This year we realised, more than ever, that heroes and heroines truly live among us right now; they are the ones leaving children and partners at home to staff hospitals and maintain essential services, for us.

In response to their bravery in Spring, we launched a very special holiday fund for our heroes and heroines and asked you to nominate who you thought deserved to win a holiday.

We were overwhelmed with your support in donating to the fund as we cycled for 24 hours around the Cotswolds, socially distanced of course and held our very own client quiz nights, online of course. We were even more overwhelmed with the sheer number of nominations, and continually touched reading stories about your loved ones putting our health and safety, before their own.

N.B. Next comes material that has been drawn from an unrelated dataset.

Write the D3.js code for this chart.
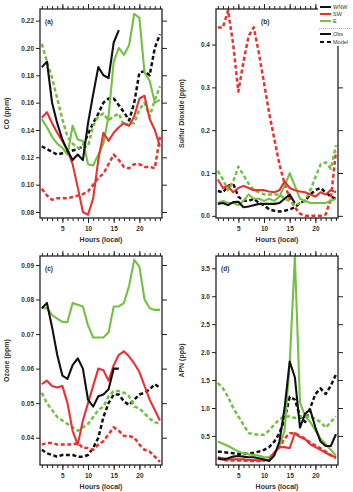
<!DOCTYPE html>
<html>
<head>
<meta charset="utf-8">
<script src="https://cdn.jsdelivr.net/npm/d3@7"></script>
<style>
  body { margin: 0; background: #fff; }
  svg { display: block; }
  text { font-family: "Liberation Sans", Arial, sans-serif; fill: #333; }
</style>
</head>
<body>
<script>
// hours of the day
const hours = d3.range(1, 25);
const majorHours = [5, 10, 15, 20];

// (a) CO, ppm
const coWnwObs = [0.186,0.190,0.160,0.145,0.133,0.125,0.118,0.122,0.118,0.145,0.166,0.186,0.180,0.178,0.204,0.213];
const coSwObs = [0.149,0.153,0.145,0.138,0.132,0.125,0.115,0.098,0.080,0.078,0.090,0.118,0.138,0.132,0.138,0.142,0.145,0.143,0.150,0.163,0.165,0.148,0.140,0.128];
const coEObs = [0.148,0.142,0.135,0.130,0.127,0.122,0.143,0.133,0.132,0.115,0.114,0.122,0.130,0.150,0.190,0.200,0.195,0.202,0.225,0.222,0.182,0.176,0.160,0.162];
const coWnwMod = [0.128,0.126,0.124,0.122,0.123,0.124,0.125,0.126,0.128,0.137,0.145,0.152,0.160,0.163,0.163,0.158,0.153,0.147,0.160,0.182,0.183,0.180,0.200,0.210];
const coSwMod = [0.097,0.092,0.089,0.090,0.090,0.090,0.091,0.092,0.093,0.095,0.100,0.105,0.108,0.115,0.122,0.118,0.113,0.112,0.115,0.115,0.113,0.113,0.112,0.135];
const coEMod = [0.203,0.190,0.178,0.163,0.148,0.135,0.130,0.127,0.127,0.128,0.143,0.150,0.152,0.147,0.150,0.152,0.143,0.145,0.145,0.155,0.160,0.150,0.162,0.172];

// (b) SO2, ppm
const so2WnwObs = [0.028,0.030,0.025,0.032,0.033,0.020,0.022,0.025,0.028,0.028,0.028,0.028,0.030,0.040,0.050,0.030];
const so2SwObs = [0.085,0.065,0.070,0.055,0.065,0.070,0.065,0.060,0.060,0.060,0.057,0.055,0.060,0.080,0.065,0.060,0.057,0.055,0.050,0.045,0.055,0.050,0.060,0.055];
const so2EObs = [0.030,0.035,0.030,0.030,0.025,0.035,0.050,0.040,0.040,0.035,0.040,0.035,0.045,0.070,0.100,0.070,0.040,0.035,0.030,0.030,0.030,0.030,0.035,0.040];
const so2WnwMod = [0.058,0.055,0.070,0.075,0.045,0.035,0.035,0.040,0.030,0.025,0.015,0.012,0.010,0.012,0.015,0.020,0.030,0.035,0.050,0.060,0.065,0.055,0.045,0.040];
const so2SwMod = [0.440,0.440,0.480,0.400,0.290,0.360,0.420,0.440,0.380,0.310,0.240,0.180,0.120,0.075,0.040,0.020,0.005,0.000,0.000,0.000,0.000,0.003,0.040,0.150];
const so2EMod = [0.105,0.085,0.060,0.080,0.115,0.095,0.075,0.060,0.055,0.050,0.050,0.050,0.050,0.040,0.035,0.025,0.030,0.035,0.060,0.090,0.120,0.125,0.110,0.165];

// (c) Ozone, ppm
const o3WnwObs = [0.0775,0.079,0.072,0.064,0.058,0.057,0.061,0.063,0.060,0.051,0.049,0.052,0.0525,0.054,0.060,0.060];
const o3SwObs = [0.0555,0.0565,0.055,0.0545,0.055,0.050,0.042,0.038,0.045,0.050,0.055,0.060,0.0595,0.0565,0.061,0.064,0.065,0.0635,0.0615,0.059,0.055,0.051,0.048,0.045];
const o3EObs = [0.0775,0.0775,0.0755,0.0745,0.0735,0.0735,0.079,0.0785,0.078,0.0725,0.069,0.069,0.069,0.0705,0.078,0.078,0.079,0.084,0.0915,0.0895,0.080,0.0775,0.077,0.077];
const o3WnwMod = [0.0365,0.0355,0.035,0.0345,0.035,0.035,0.035,0.0345,0.0345,0.035,0.037,0.040,0.046,0.050,0.0525,0.0525,0.0505,0.0495,0.051,0.0525,0.053,0.054,0.0555,0.0545];
const o3SwMod = [0.038,0.0385,0.0385,0.038,0.038,0.038,0.038,0.0385,0.037,0.037,0.0365,0.038,0.039,0.041,0.043,0.042,0.0405,0.0405,0.040,0.038,0.0365,0.036,0.0345,0.033];
const o3EMod = [0.053,0.050,0.048,0.046,0.045,0.044,0.043,0.042,0.043,0.044,0.046,0.048,0.049,0.052,0.0535,0.0535,0.053,0.052,0.049,0.0485,0.047,0.0455,0.0445,0.044];

// (d) APN, ppb
const apnWnwObs = [0.10,0.08,0.10,0.13,0.14,0.13,0.12,0.12,0.10,0.08,0.05,0.15,0.40,1.00,1.83,1.55,0.65,0.90,0.97,0.65,0.40,0.32,0.32,0.53];
const apnSwObs = [0.12,0.10,0.08,0.08,0.08,0.08,0.07,0.07,0.06,0.06,0.08,0.20,0.30,0.30,0.28,0.55,0.48,0.44,0.35,0.30,0.25,0.20,0.15,0.12];
const apnEObs = [0.40,0.36,0.32,0.27,0.22,0.19,0.17,0.16,0.15,0.12,0.12,0.20,0.30,0.60,1.80,3.70,1.10,0.85,0.75,0.60,0.45,0.35,0.25,0.15];
const apnWnwMod = [0.22,0.21,0.20,0.19,0.18,0.18,0.18,0.20,0.22,0.25,0.30,0.40,0.55,0.80,1.20,1.15,0.85,0.75,1.00,1.25,1.35,1.25,1.40,1.60];
const apnSwMod = [0.10,0.07,0.06,0.06,0.06,0.06,0.05,0.05,0.05,0.06,0.10,0.20,0.30,0.45,0.55,0.55,0.50,0.45,0.38,0.33,0.28,0.22,0.16,0.10];
const apnEMod = [1.45,1.35,1.20,1.00,0.85,0.70,0.55,0.53,0.52,0.52,0.60,0.70,0.80,0.85,0.85,0.82,0.85,0.85,0.85,0.80,0.75,0.65,0.75,0.85];

const black = "#111", red = "#e53332", green = "#74c043";

const svg = d3.select("body").append("svg")
    .attr("width", 353)
    .attr("height", 492);

function panel(p) {
  const x = d3.scaleLinear().domain([0.65, 24.4]).range([p.left, p.right]);
  const y = d3.scaleLinear().domain(p.yDomain).range([p.bottom, p.top]);
  const g = svg.append("g");

  const clipId = "clip-" + p.tag;
  g.append("clipPath").attr("id", clipId)
    .append("rect")
      .attr("x", p.left).attr("y", p.top)
      .attr("width", p.right - p.left).attr("height", p.bottom - p.top);

  const line = d3.line()
      .x((d, i) => x(hours[i]))
      .y(d => y(d));

  // model (dashed) lines first, then obs
  const lines = g.append("g").attr("clip-path", `url(#${clipId})`).attr("fill", "none");
  p.series.forEach(s => {
    lines.append("path")
        .attr("d", line(s.values))
        .attr("stroke", s.color)
        .attr("stroke-width", s.dashed ? 2.5 : 2.1)
        .attr("stroke-dasharray", s.dashed ? "4,2.5" : null)
        .attr("stroke-linejoin", "round");
  });

  // axes: minor hour ticks + major ticks, mirrored on top
  const axisStyle = sel => {
    sel.select(".domain").remove();
    sel.selectAll("line").attr("stroke", "#222").attr("stroke-width", 1);
    sel.selectAll("text").attr("font-size", 6.5).attr("font-weight", "bold").attr("fill", "#333");
  };
  g.append("g").attr("transform", `translate(0,${p.bottom})`)
    .call(d3.axisBottom(x).tickValues(hours).tickSize(3).tickFormat(""))
    .call(axisStyle);
  g.append("g").attr("transform", `translate(0,${p.bottom})`)
    .call(d3.axisBottom(x).tickValues(majorHours).tickSize(5).tickPadding(3).tickFormat(d3.format("d")))
    .call(axisStyle);
  g.append("g").attr("transform", `translate(0,${p.top})`)
    .call(d3.axisTop(x).tickValues(hours).tickSize(3).tickFormat(""))
    .call(axisStyle);
  g.append("g").attr("transform", `translate(0,${p.top})`)
    .call(d3.axisTop(x).tickValues(majorHours).tickSize(5).tickFormat(""))
    .call(axisStyle);
  g.append("g").attr("transform", `translate(${p.left},0)`)
    .call(d3.axisLeft(y).tickValues(p.yTicks).tickSize(4).tickPadding(2).tickFormat(d3.format(p.fmt)))
    .call(axisStyle);
  g.append("g").attr("transform", `translate(${p.right},0)`)
    .call(d3.axisRight(y).tickValues(p.yTicks).tickSize(5).tickFormat(""))
    .call(axisStyle);

  g.append("rect")
      .attr("x", p.left).attr("y", p.top)
      .attr("width", p.right - p.left).attr("height", p.bottom - p.top)
      .attr("fill", "none").attr("stroke", "#222").attr("stroke-width", 1.3);

  g.append("text")
      .attr("x", p.tagX).attr("y", p.top + 15)
      .attr("font-size", 6.5).attr("font-weight", "bold")
      .text(`(${p.tag})`);

  g.append("text")
      .attr("x", (p.left + p.right) / 2).attr("y", p.bottom + 24)
      .attr("text-anchor", "middle")
      .attr("font-size", 7).attr("font-weight", "bold")
      .text("Hours (local)");

  g.append("text")
      .attr("transform", `translate(${p.ylabelX},${(p.top + p.bottom) / 2}) rotate(-90)`)
      .attr("text-anchor", "middle")
      .attr("dy", "0.35em")
      .attr("font-size", 7).attr("font-weight", "bold")
      .text(p.ylabel);
}

const series = (wObs, sObs, eObs, wMod, sMod, eMod) => [
  { values: wMod, color: black, dashed: true },
  { values: sMod, color: red, dashed: true },
  { values: eMod, color: green, dashed: true },
  { values: eObs, color: green },
  { values: sObs, color: red },
  { values: wObs, color: black }
];

panel({ tag: "a", tagX: 45, left: 40, right: 162, top: 9, bottom: 218,
  yDomain: [0.0756, 0.2285], yTicks: d3.range(0.08, 0.2201, 0.02), fmt: ".2f",
  ylabel: "CO (ppm)", ylabelX: 7,
  series: series(coWnwObs, coSwObs, coEObs, coWnwMod, coSwMod, coEMod) });

panel({ tag: "b", tagX: 261, left: 216, right: 338, top: 9, bottom: 218,
  yDomain: [-0.005, 0.483], yTicks: [0, 0.1, 0.2, 0.3, 0.4], fmt: ".1f",
  ylabel: "Sulfur Dioxide (ppm)", ylabelX: 182,
  series: series(so2WnwObs, so2SwObs, so2EObs, so2WnwMod, so2SwMod, so2EMod) });

panel({ tag: "c", tagX: 45, left: 40, right: 162, top: 256, bottom: 465,
  yDomain: [0.0321, 0.0926], yTicks: [0.04, 0.05, 0.06, 0.07, 0.08, 0.09], fmt: ".2f",
  ylabel: "Ozone (ppm)", ylabelX: 7,
  series: series(o3WnwObs, o3SwObs, o3EObs, o3WnwMod, o3SwMod, o3EMod) });

panel({ tag: "d", tagX: 221, left: 216, right: 338, top: 256, bottom: 465,
  yDomain: [-0.02, 3.72], yTicks: [0.5, 1.0, 1.5, 2.0, 2.5, 3.0, 3.5], fmt: ".1f",
  ylabel: "APN (ppb)", ylabelX: 182,
  series: series(apnWnwObs, apnSwObs, apnEObs, apnWnwMod, apnSwMod, apnEMod) });

// legend, top right over panel (b)
const legendItems = [
  { label: "WNW", color: black, y: 7 },
  { label: "SW", color: red, y: 14 },
  { label: "E", color: green, y: 21 }
];
const styleItems = [
  { label: "Obs", dashed: false, y: 34 },
  { label: "Model", dashed: true, y: 42 }
];
const legend = svg.append("g");
legend.append("rect").attr("x", 318).attr("y", 2).attr("width", 35).attr("height", 44).attr("fill", "#fff");
legendItems.forEach(d => {
  legend.append("line").attr("x1", 320).attr("x2", 331).attr("y1", d.y).attr("y2", d.y)
    .attr("stroke", d.color).attr("stroke-width", 2);
  legend.append("text").attr("x", 333).attr("y", d.y).attr("dy", "0.35em")
    .attr("font-size", 5.5).attr("fill", "#666").text(d.label);
});
legend.append("line").attr("x1", 319).attr("x2", 353).attr("y1", 28.5).attr("y2", 28.5)
  .attr("stroke", "#888").attr("stroke-width", 0.6).attr("stroke-dasharray", "1,1");
styleItems.forEach(d => {
  legend.append("line").attr("x1", 320).attr("x2", 331).attr("y1", d.y).attr("y2", d.y)
    .attr("stroke", black).attr("stroke-width", 2)
    .attr("stroke-dasharray", d.dashed ? "4,3" : null);
  legend.append("text").attr("x", 333).attr("y", d.y).attr("dy", "0.35em")
    .attr("font-size", 5.5).attr("fill", "#666").text(d.label);
});
</script>
</body>
</html>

We are pleased to announce that after much deliberation we have chosen a winner.

Our winner:

Alison B
(full name not disclosed for privacy)

Alison was previously working as Head of Nursing at a London Trust, and has gone back to support them during the COVID-19 pandemic. She helped organise the new Nightingale centre in London and has gone back in to support staff training etc. She has a wife and child at home but says despite her own fears, its what the NHS family do, they just get on with it. She is an amazing person, caring, intelligent and so very capable, and her and her family have been through a lot in the last year, so she/they thoroughly deserve a break, when the time comes.

Carolyn’s nomination for Alison

Our team is now in contact with Alison to arrange her holiday to be taken in 2021.


Some of our other nominations for heroes and heroines

My wife returned to the front line having retired from nursing last year. She was one of the first to volunteer to go back and although she had never worked in ICU before and was a paediatric nurse, she was determined to be right on the front line and treat the sickest patients in our local Gloucester hospital. Her determination to get back to work was in spite of having had an operation on her ankle some two months before and also in spite of her constant back pain that she suffers having had major surgery some time ago.
I was in awe of her working 12 and a half hour shifts with little by way of breaks, working in full PPE equipment and unable to leave her work station for up to 4 hours at a time.

I would like to nominate my friend Sarah who is a support worker at The Grange, Liss, Hampshire. She works with adults who have learning and physical disabilities, caring for their everyday needs. She works long shifts and continues to be a positive and happy person even when working with adults with suspected coronavirus. She also works for the Rose Road Association, recently raising money for the charity by completing a sky dive. The Rose Road Association is a charity that provides services for over 300 children and adults with disabilities in Hampshire. However she is unable to continue for work for the charity at present due to suspected coronavirus cases at The Grange. For a young person, she is so selfless and always willing to do whatever is needed for other people.

“Jordan has spent all winter dealing with the usual pressure they encounter every year and has now been faced with the toughest thing of her career so far. She works 12 hour shifts at a hospital in Bristol, wearing PPE that bruises her face and make her feel very hot and faint. Jordan doesn’t live in the same town as her family, so even after really bad days at work she doesn’t get to see them. Working in such a busy hospital in a major UK city and risking her health in less than ideal conditions, just to help so many people is why i would like to nominate her.”

“I would love to nominate Karen (Kazza), my Mother. My mum is a District carer in Devon. All my life I’ve never known my mum not to be working whether that working in care-homes, working as a carer on behalf on the NHS (present job), childminding in her time off or just raising an enormous Youens family that continues to grow at a rapid rate with all the grandkids (theres 7 at this current time). She’s a wonder woman, a mother and carer in every possible sense of the word. I would love for my well deserving mum to take a break. She’d no doubt try to refuse it and offer it to someone “more deserving” else before reluctantly obliging. She’s a hero in my eyes along with every other key worker right now!”

Thank you to everyone who has donated to the fund and for all the many wonderful nominations.

We hope you stay safe this Christmas and New Year and look forward to a brighter 2021.